Collection includes 1,770 or so tiny cars

Alex Tanford’s car collection began simply enough.

It was 20 years ago when the Indiana University law professor decided to look for 1/64 scale die-cast toy replicas of the cars he had owned throughout his life. A few dozen.

Two decades later, Tanford displays his cars in custom-made racks, 12 long rows in each. They are bolted to three walls in the basement of his Bloomington home.

A few of the 1/64 scale toy car replicas in the Alex Tanford collection.

His collection now includes 1,770 vehicles, plus or minus a few. Really. Most are Hot Wheels sized, although the 1/64 scale die-casts from Europe are slightly larger.

Tanford has another collection of about 40 1/43 scale die-cast vehicles on display in the Mauer Law School office. Graduates’ children and co-workers’ children spent hours riding them on the carpet while the adults went about their business. “Mine was the only office that had toys,” Tanford said.

The cars on display in his basement are parked side by side at an angle on shelves behind clear hard plastic panels. Others are in drawers marked with a year, waiting to be unpacked to find a place among the others.

Alex Tanford has several cars still in the package and tucked away in drawers waiting to be put on display.

Cars are organized by year, starting with 1948, and parked alphabetically within each year. Tanford created a multi-page master list referencing the vehicles in his collection.

For example, if you want to see all the Cadillacs, there is a list of them. A station wagon? Trucks? Convertibles? He knows how many there are and what year each one is from. No duplicates.
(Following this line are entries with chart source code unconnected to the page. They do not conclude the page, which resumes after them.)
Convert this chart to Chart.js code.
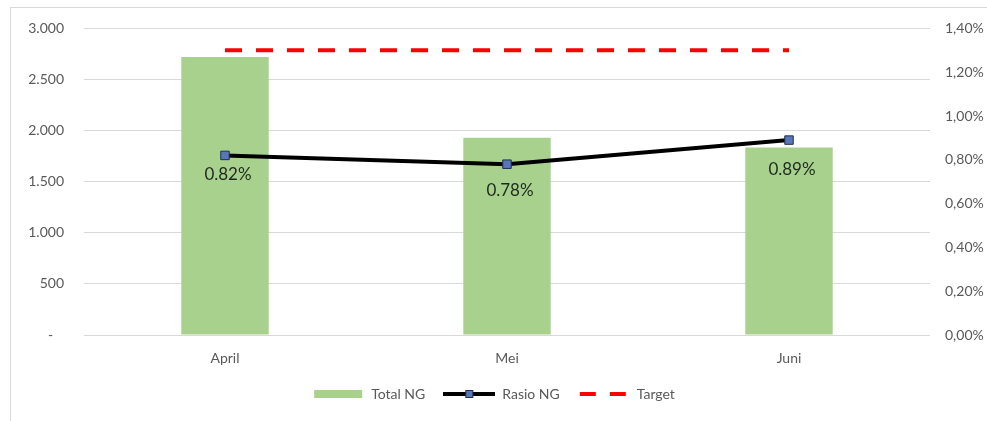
<!DOCTYPE html>
<html lang="id">
<head>
  <meta charset="UTF-8">
  <title>Total NG dan Rasio NG</title>
  <style>
    html, body { margin: 0; padding: 0; background: #fff; overflow: hidden; }
    #frame { position: absolute; left: 10px; top: 7px; width: 1100px; height: 600px; border: 1px solid #d9d9d9; }
    #myChart { position: absolute; left: 0; top: 0; }
  </style>
</head>
<body>
  <div id="frame"></div>
  <canvas id="myChart" width="987" height="421"></canvas>

  <script src="https://cdn.jsdelivr.net/npm/chart.js"></script>
  <script>
const months = ['April', 'Mei', 'Juni'];
const totalNG = [2720, 1930, 1835];     // batang, sumbu kiri
const rasioNG = [0.82, 0.78, 0.89];     // %, sumbu kanan
const target = [1.3, 1.3, 1.3];         // %, sumbu kanan
const leftTicks = [0, 500, 1000, 1500, 2000, 2500, 3000];
const rightTicks = [0, 0.2, 0.4, 0.6, 0.8, 1.0, 1.2, 1.4];

const GREEN = '#a9d18e';
const FONT = 'Lato, "Open Sans", sans-serif';

// gambar kecil untuk legend, gaya Excel
function legendIcon(kind) {
  const c = document.createElement('canvas');
  c.width = 52; c.height = 12;
  const g = c.getContext('2d');
  if (kind === 'bar') {
    g.fillStyle = GREEN;
    g.fillRect(2, 2, 48, 8);
  } else if (kind === 'line') {
    g.strokeStyle = '#000'; g.lineWidth = 4;
    g.beginPath(); g.moveTo(0, 6); g.lineTo(52, 6); g.stroke();
    g.fillStyle = '#5876b8'; g.strokeStyle = '#1f2f4f'; g.lineWidth = 1;
    g.fillRect(22, 2, 8, 8); g.strokeRect(22.5, 2.5, 7, 7);
  } else {
    g.strokeStyle = '#ff0000'; g.lineWidth = 4;
    g.setLineDash([16, 14]);
    g.beginPath(); g.moveTo(2, 6); g.lineTo(52, 6); g.stroke();
  }
  return c;
}

const labelOffsets = [19, 26, 29];

const pointLabels = {
  id: 'pointLabels',
  afterDatasetsDraw(chart) {
    const ctx = chart.ctx;
    const meta = chart.getDatasetMeta(1);
    ctx.save();
    ctx.font = '17px ' + FONT;
    ctx.fillStyle = '#1e2a1e';
    ctx.textAlign = 'center';
    ctx.textBaseline = 'middle';
    meta.data.forEach((pt, i) => {
      ctx.fillText(rasioNG[i].toFixed(2) + '%', pt.x + 3, pt.y + labelOffsets[i]);
    });
    ctx.restore();
  }
};

const ctx = document.getElementById('myChart').getContext('2d');
const myChart = new Chart(ctx, {
  type: 'bar',
  data: {
    labels: months,
    datasets: [
      {
        type: 'bar',
        label: 'Total NG',
        data: totalNG,
        backgroundColor: GREEN,
        yAxisID: 'y',
        barPercentage: 0.31,
        categoryPercentage: 1,
        order: 2
      },
      {
        type: 'line',
        label: 'Rasio NG',
        data: rasioNG,
        borderColor: '#000',
        borderWidth: 4,
        pointStyle: 'rect',
        pointRadius: 6,
        pointBackgroundColor: '#5876b8',
        pointBorderColor: '#1f2f4f',
        pointBorderWidth: 1,
        tension: 0,
        yAxisID: 'y1',
        order: 0
      },
      {
        type: 'line',
        label: 'Target',
        data: target,
        borderColor: '#ff0000',
        borderWidth: 4,
        borderDash: [17, 14],
        pointRadius: 0,
        yAxisID: 'y1',
        order: 1
      }
    ]
  },
  options: {
    responsive: false,
    animation: false,
    layout: { padding: { top: 28, bottom: 10 } },
    scales: {
      x: {
        offset: true,
        grid: { display: false },
        border: { display: false },
        ticks: { color: '#595959', font: { family: FONT, size: 14 }, padding: 7 },
        afterFit: (s) => { s.height = 34; }
      },
      y: {
        position: 'left',
        min: 0, max: 3000,
        afterBuildTicks: (s) => { s.ticks = leftTicks.map(v => ({ value: v })); },
        grid: { color: '#d9d9d9', drawTicks: false },
        border: { display: false },
        ticks: {
          color: '#595959', font: { family: FONT, size: 14 }, padding: 20,
          callback: (v) => v === 0 ? '-   ' : v.toLocaleString('de-DE')
        },
        afterFit: (s) => { s.width = 84; }
      },
      y1: {
        position: 'right',
        min: 0, max: 1.4,
        afterBuildTicks: (s) => { s.ticks = rightTicks.map(v => ({ value: v })); },
        grid: { drawOnChartArea: false, drawTicks: false },
        border: { display: false },
        ticks: {
          color: '#595959', font: { family: FONT, size: 14 }, padding: 15,
          callback: (v) => v.toFixed(2).replace('.', ',') + '%'
        },
        afterFit: (s) => { s.width = 57; }
      }
    },
    plugins: {
      tooltip: { enabled: false },
      legend: {
        position: 'bottom',
        labels: {
          usePointStyle: true,
          pointStyleWidth: 52,
          color: '#595959',
          font: { family: FONT, size: 14 },
          padding: 18,
          sort: (a, b) => a.datasetIndex - b.datasetIndex,
          generateLabels: (chart) => {
            const base = Chart.defaults.plugins.legend.labels.generateLabels(chart);
            const kinds = ['bar', 'line', 'dash'];
            return base.map(item => Object.assign(item, { pointStyle: legendIcon(kinds[item.datasetIndex]) }));
          }
        }
      }
    }
  },
  plugins: [pointLabels]
});
  </script>
</body>
</html>
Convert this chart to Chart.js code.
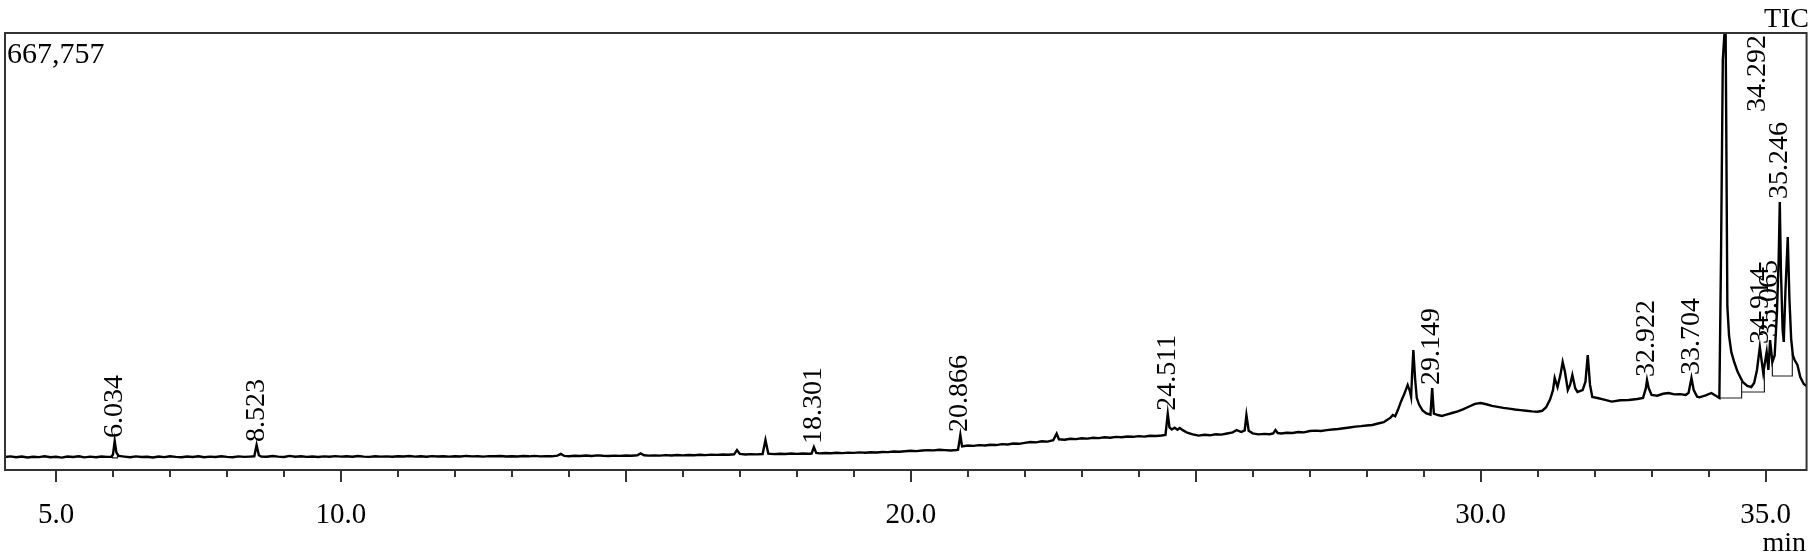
<!DOCTYPE html>
<html>
<head>
<meta charset="utf-8">
<title>TIC</title>
<script src="https://cdn.jsdelivr.net/npm/chart.js@4.4.1/dist/chart.umd.min.js"></script>
<style>
    html, body { margin: 0; padding: 0; background: #fff; }
    #wrap { position: relative; width: 1811px; height: 559px; }
</style>
</head>
<body>
<div id="wrap"><canvas id="ticChart"></canvas></div>
<script>
// ========== 数据 ==========
// 保留时间 (min)
const retentionTime = [
    4.10, 4.20, 4.30, 4.40, 4.50, 4.60, 4.70, 4.80, 4.90, 5.00,
    5.10, 5.20, 5.30, 5.40, 5.50, 5.60, 5.70, 5.80, 5.90, 5.97,
    6.00, 6.03, 6.06, 6.10, 6.20, 6.30, 6.40, 6.50, 6.60, 6.70,
    6.80, 6.90, 7.00, 7.10, 7.20, 7.30, 7.40, 7.50, 7.60, 7.70,
    7.80, 7.90, 8.00, 8.10, 8.20, 8.30, 8.40, 8.48, 8.52, 8.56,
    8.60, 8.70, 8.80, 8.90, 9.00, 9.10, 9.20, 9.30, 9.40, 9.50,
    9.60, 9.70, 9.80, 9.90, 10.00, 10.10, 10.20, 10.30, 10.40, 10.50,
    10.60, 10.70, 10.80, 10.90, 11.00, 11.10, 11.20, 11.30, 11.40, 11.50,
    11.60, 11.70, 11.80, 11.90, 12.00, 12.10, 12.20, 12.30, 12.40, 12.50,
    12.60, 12.70, 12.80, 12.90, 13.00, 13.10, 13.20, 13.30, 13.40, 13.50,
    13.60, 13.70, 13.80, 13.86, 13.92, 14.00, 14.10, 14.20, 14.30, 14.40,
    14.50, 14.60, 14.70, 14.80, 14.90, 15.00, 15.10, 15.20, 15.26, 15.32,
    15.40, 15.50, 15.60, 15.70, 15.80, 15.90, 16.00, 16.10, 16.20, 16.30,
    16.40, 16.50, 16.60, 16.70, 16.80, 16.90, 16.95, 17.00, 17.10, 17.20,
    17.30, 17.40, 17.45, 17.50, 17.60, 17.70, 17.80, 17.90, 18.00, 18.10,
    18.20, 18.26, 18.30, 18.34, 18.40, 18.50, 18.60, 18.70, 18.80, 18.90,
    19.00, 19.10, 19.20, 19.30, 19.40, 19.50, 19.60, 19.70, 19.80, 19.90,
    20.00, 20.10, 20.20, 20.30, 20.40, 20.50, 20.60, 20.70, 20.80, 20.83,
    20.87, 20.90, 21.00, 21.10, 21.20, 21.30, 21.40, 21.50, 21.60, 21.70,
    21.80, 21.90, 22.00, 22.10, 22.20, 22.30, 22.40, 22.50, 22.56, 22.60,
    22.70, 22.80, 22.90, 23.00, 23.10, 23.20, 23.30, 23.40, 23.50, 23.60,
    23.70, 23.80, 23.90, 24.00, 24.10, 24.20, 24.30, 24.40, 24.47, 24.51,
    24.54, 24.58, 24.63, 24.68, 24.72, 24.78, 24.85, 24.95, 25.05, 25.15,
    25.25, 25.35, 25.45, 25.55, 25.65, 25.72, 25.80, 25.86, 25.89, 25.93,
    26.00, 26.10, 26.20, 26.30, 26.36, 26.40, 26.44, 26.50, 26.60, 26.70,
    26.80, 26.90, 27.00, 27.10, 27.20, 27.30, 27.40, 27.50, 27.60, 27.70,
    27.80, 27.90, 28.00, 28.10, 28.20, 28.30, 28.35, 28.42, 28.46, 28.50,
    28.55, 28.60, 28.66, 28.72, 28.76, 28.78, 28.80, 28.82, 28.85, 28.88,
    28.92, 28.98, 29.05, 29.12, 29.15, 29.18, 29.25, 29.32, 29.40, 29.50,
    29.60, 29.70, 29.80, 29.90, 30.00, 30.10, 30.20, 30.30, 30.40, 30.50,
    30.60, 30.70, 30.80, 30.90, 31.00, 31.08, 31.15, 31.22, 31.27, 31.30,
    31.35, 31.40, 31.44, 31.48, 31.53, 31.57, 31.61, 31.66, 31.70, 31.79,
    31.84, 31.88, 31.92, 31.96, 32.05, 32.15, 32.30, 32.45, 32.60, 32.75,
    32.85, 32.90, 32.92, 32.95, 33.00, 33.10, 33.20, 33.30, 33.40, 33.50,
    33.60, 33.65, 33.70, 33.74, 33.80, 33.84, 33.95, 34.05, 34.12, 34.16,
    34.19, 34.22, 34.25, 34.28, 34.30, 34.31, 34.33, 34.36, 34.40, 34.45,
    34.51, 34.60, 34.68, 34.75, 34.80, 34.85, 34.90, 34.93, 34.96, 35.02,
    35.05, 35.08, 35.12, 35.16, 35.20, 35.23, 35.25, 35.27, 35.30, 35.32,
    35.35, 35.39, 35.42, 35.45, 35.48, 35.51, 35.56, 35.61, 35.67, 35.72
];

// TIC 强度
const ticIntensity = [
    19900, 20800, 19400, 20500, 19100, 20300, 19700, 21000, 19500, 20200,
    19000, 20600, 19800, 20900, 19300, 20400, 19600, 20700, 20000, 20300,
    23500, 44300, 26500, 21500, 20500, 19600, 20800, 19900, 20300, 19200,
    20600, 19700, 21100, 20000, 19400, 20700, 19800, 20900, 19500, 20400,
    19900, 21000, 20100, 19600, 20800, 20000, 20500, 21000, 38200, 22500,
    20700, 20200, 21300, 20400, 19800, 21600, 20300, 20900, 20100, 20600,
    19900, 20800, 20300, 21200, 20400, 20900, 20200, 21400, 20500, 20100,
    21000, 20400, 20800, 20200, 21100, 20600, 21300, 20500, 20900, 20300,
    21200, 20700, 21000, 20400, 20900, 20600, 21500, 20800, 21100, 20500,
    21200, 20900, 21400, 20600, 21000, 20700, 21300, 20900, 21600, 20800,
    21200, 20900, 21900, 24600, 21500, 21000, 21800, 21300, 22100, 21500,
    22300, 21700, 21400, 22000, 21600, 22200, 21800, 22500, 25300, 22600,
    21900, 22300, 22000, 22700, 22200, 22900, 22400, 23000, 22600, 23200,
    22800, 23500, 23100, 23700, 23300, 24000, 30500, 24500, 23800, 24200,
    23900, 24400, 46000, 25000, 24200, 24800, 24400, 25100, 24600, 25300,
    24900, 25200, 35000, 26000, 25400, 26000, 25500, 26300, 25800, 26600,
    26100, 26900, 26400, 27200, 26800, 27600, 27300, 28200, 27800, 28700,
    29300, 28900, 29800, 30400, 30000, 30900, 30300, 29800, 30600, 31000,
    53500, 36000, 37500, 36900, 38000, 37400, 38600, 38100, 39500, 39000,
    40400, 40000, 41500, 42800, 42200, 44000, 43400, 45500, 55500, 47000,
    46300, 47800, 47200, 48500, 48000, 49200, 48700, 50000, 49400, 50600,
    50100, 51200, 50700, 51800, 51000, 52400, 51900, 52700, 53500, 86000,
    65000, 62000, 64500, 61500, 64200, 60500, 57000, 54500, 52500, 53800,
    53000, 54600, 54000, 55800, 57500, 61000, 58000, 60500, 84000, 60000,
    56000, 54500, 55200, 54600, 56000, 61000, 56500, 55800, 57000, 56500,
    58000, 57500, 59500, 60200, 59600, 61000, 61800, 62600, 63800, 65000,
    66200, 67000, 68000, 68800, 71000, 73000, 76000, 80000, 84000, 82000,
    92000, 104000, 116000, 130000, 120000, 112000, 150000, 183400, 140000, 110000,
    100000, 91000, 86500, 84500, 125300, 86000, 84000, 82500, 84500, 87100,
    89500, 93000, 97000, 101000, 102400, 100500, 98000, 96500, 95000, 93800,
    92500, 91500, 90500, 89500, 89000, 90500, 96000, 108000, 122000, 140600,
    126800, 145000, 165000, 150000, 122200, 130000, 145200, 125000, 119200, 122200,
    135000, 175700, 130000, 111500, 110000, 108000, 104500, 106500, 107000, 108500,
    110000, 125000, 137500, 125000, 114600, 113500, 116500, 117700, 115500, 116000,
    114600, 118000, 140600, 122000, 112000, 111000, 114000, 117700, 114000, 111500,
    110000, 336200, 626500, 667757, 667757, 534800, 250000, 205000, 180000, 165000,
    150000, 134500, 128400, 126800, 133000, 152800, 187900, 168100, 148200, 180300,
    152800, 198600, 165000, 175000, 240000, 320900, 409500, 305600, 213900, 195600,
    275000, 356000, 259800, 200000, 175000, 168100, 160400, 142100, 131400, 128400
];

// 积分基线（null 断开）
const integTime = [5.99, 5.99, 6.08, 6.08, null, 34.19, 34.58, 34.58, null, 34.58, 34.98, 34.98, null, 35.12, 35.12, 35.47, 35.47];
const integLevel = [23000, 18400, 18400, 24000, null, 110000, 110000, 135000, null, 119200, 119200, 160000, null, 165000, 143600, 143600, 178000];

// 峰标注
const peakTimes = [6.034, 8.523, 18.301, 20.866, 24.511, 29.149, 32.922, 33.704, 34.292, 34.914, 35.065, 35.246];

// 坐标轴
const fullScale = 667757;
const timeMin = 4.105;
const timeMax = 35.72;
const labeledTicks = [5, 10, 20, 30, 35];
const minuteTicks = [5, 6, 7, 8, 9, 10, 11, 12, 13, 14, 15, 16, 17, 18, 19, 20,
    21, 22, 23, 24, 25, 26, 27, 28, 29, 30, 31, 32, 33, 34, 35];

const SERIF = '"Liberation Serif", "DejaVu Serif", serif';

// ========== 插件：边框、刻度、文字 ==========
const chromPlugin = {
    id: 'chrom',
    afterDatasetsDraw(chart) {
        const ctx = chart.ctx;
        const area = chart.chartArea;
        const xs = chart.scales.x;
        const ys = chart.scales.y;

        ctx.save();

        // 边框
        ctx.strokeStyle = '#333';
        ctx.lineWidth = 2;
        ctx.strokeRect(area.left, area.top, area.right - area.left, area.bottom - area.top);

        // 刻度线
        ctx.strokeStyle = '#333';
        ctx.lineWidth = 2;
        minuteTicks.forEach(t => {
            const px = Math.round(xs.getPixelForValue(t));
            const len = t % 5 === 0 ? 12 : 7;
            ctx.beginPath();
            ctx.moveTo(px, area.bottom);
            ctx.lineTo(px, area.bottom + len);
            ctx.stroke();
        });

        ctx.fillStyle = '#000';

        // 满量程数值
        ctx.font = '30px ' + SERIF;
        ctx.textAlign = 'left';
        ctx.textBaseline = 'alphabetic';
        ctx.fillText(fullScale.toLocaleString('en-US'), area.left + 2, area.top + 30);

        // TIC / min
        ctx.font = '28px ' + SERIF;
        ctx.textAlign = 'right';
        ctx.fillText('TIC', chart.width - 2, area.top - 6);
        ctx.fillText('min', chart.width - 5, chart.height - 8);

        // 峰标注（竖排）
        ctx.font = '28px ' + SERIF;
        ctx.textAlign = 'left';
        ctx.textBaseline = 'middle';
        peakTimes.forEach(pt => {
            let apex = 0;
            retentionTime.forEach((t, i) => {
                if (Math.abs(t - pt) <= 0.035 && ticIntensity[i] > apex) apex = ticIntensity[i];
            });
            const label = pt.toFixed(3);
            let px = xs.getPixelForValue(pt);
            let py = ys.getPixelForValue(apex) - 3;
            if (apex >= fullScale) {
                // 被截顶的峰：标注移到右侧顶端
                px += 32;
                py = area.top + ctx.measureText(label).width + 2;
            }
            ctx.save();
            ctx.translate(px, py);
            ctx.rotate(-Math.PI / 2);
            ctx.fillText(label, 0, 0);
            ctx.restore();
        });

        ctx.restore();
    }
};

// ========== 图表 ==========
const tracePoints = retentionTime.map((t, i) => ({ x: t, y: ticIntensity[i] }));
const integPoints = integTime.map((t, i) => ({ x: t, y: integLevel[i] }));

new Chart(document.getElementById('ticChart'), {
    type: 'scatter',
    data: {
        datasets: [
            {
                label: 'TIC',
                data: tracePoints,
                showLine: true,
                borderColor: '#000',
                borderWidth: 2.4,
                pointRadius: 0,
                tension: 0
            },
            {
                label: 'baseline',
                data: integPoints,
                showLine: true,
                spanGaps: false,
                borderColor: '#222',
                borderWidth: 1.2,
                pointRadius: 0,
                tension: 0
            }
        ]
    },
    options: {
        responsive: true,
        maintainAspectRatio: false,
        animation: false,
        layout: { padding: { left: 5, right: 4, top: 33, bottom: 0 } },
        plugins: {
            legend: { display: false },
            tooltip: { enabled: false }
        },
        scales: {
            x: {
                type: 'linear',
                min: timeMin,
                max: timeMax,
                grid: { display: false },
                border: { display: false },
                afterBuildTicks: scale => {
                    scale.ticks = labeledTicks.map(v => ({ value: v }));
                },
                afterFit: scale => { scale.height = 89; },
                ticks: {
                    autoSkip: false,
                    maxRotation: 0,
                    padding: 20,
                    color: '#000',
                    font: { family: SERIF, size: 29 },
                    callback: v => v.toFixed(1)
                }
            },
            y: {
                display: false,
                min: 0,
                max: fullScale
            }
        }
    },
    plugins: [chromPlugin]
});
</script>
</body>
</html>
1/64 diecast model of the 1960 Chryser Imperial, partially in focus

Tanford also knows the cars he doesn’t own, cars he’s owned full-size but can’t find in 1/64 scale replicas. He’s pretty sure no one made the tiny toy version of the Nash Ambassador; his parents owned a 1950 model, the first car he ever drove.

When he was 16, Tanford learned to drive in a 1963 Ford Fairlane station wagon with a three-speed stick. “I don’t have one either,” he said.